Regular hosts Simon Smart and Natasha Moore have scarpered off before Christmas, with Simon on long service leave in Canada and Natasha off to the U.S. for a white Christmas.
So Justine delves into the back catalogue of Life and Faith and unearths a gem: an episode from 2014 where Simon, Natasha, and John Dickson share their favourite Christmas carols and the stories behind them.
John explains why Hark the Herald Angels Sing isn’t just a beautiful tune but expresses rich theological truths in poetic form. He also discusses how Christmas carols often speak of two advents, or comings, of Jesus: his lowly birth as that baby in the manger and his promised return in glory.
Natasha relates the fascinating history behind her favourite carol O Holy Night that, among other things, briefly halted the Franco-Prussian war in 1870 as French and German soldiers called a Christmas truce, and was the first song to be broadcast on the radio in 1906.

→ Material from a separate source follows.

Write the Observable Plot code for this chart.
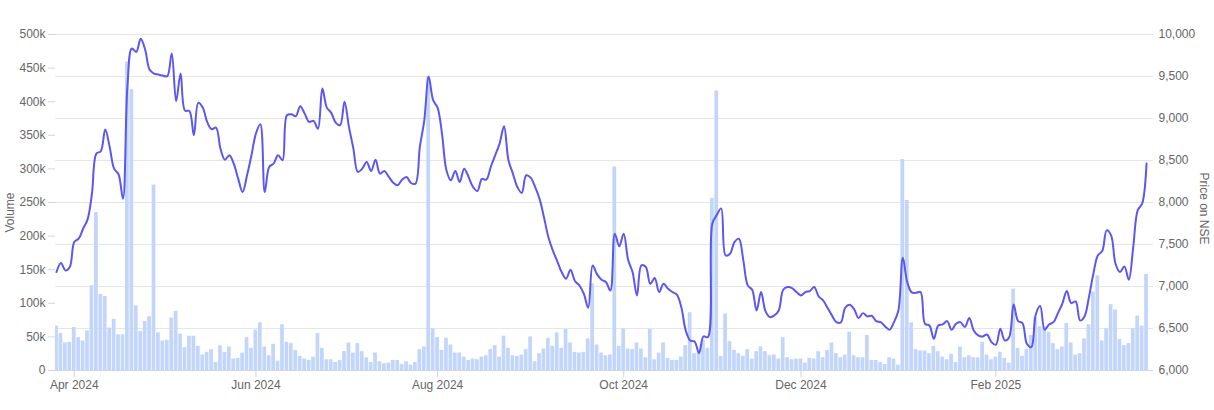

Simon, invoking Scrooge from Charles Dickens’ A Christmas Carol, bah humbugs about the way Away in a Manger, as he sees it, diminishes the powerful idea of the incarnation: the Christian claim that God became fully human in Jesus.
“The sweet baby Jesus we’re hearing about in this carol – you don’t get any sense that he might actually grow up at any point. This idea that even as a baby ‘no crying he makes’ – I just want to throw up when I hear that bit,” Simon says.
“That’s not the Christian story. Jesus is meant to be fully God and fully human, and he’s not fully human if he doesn’t cry.”
Reflecting on the year when planes disappeared into the Indian Ocean, or were shot down over the Ukraine, and that ended with the Sydney siege at the Lindt Café in Martin Place, John says that the Christmas message remains one of joy, even in a gloomy time.
“It’d be wrong to think that Christmas was about happiness. It is about joy though, that sense that despite everything, God is for us and he’s come towards us as one of us. And that does give a perspective and hope that is real joy.”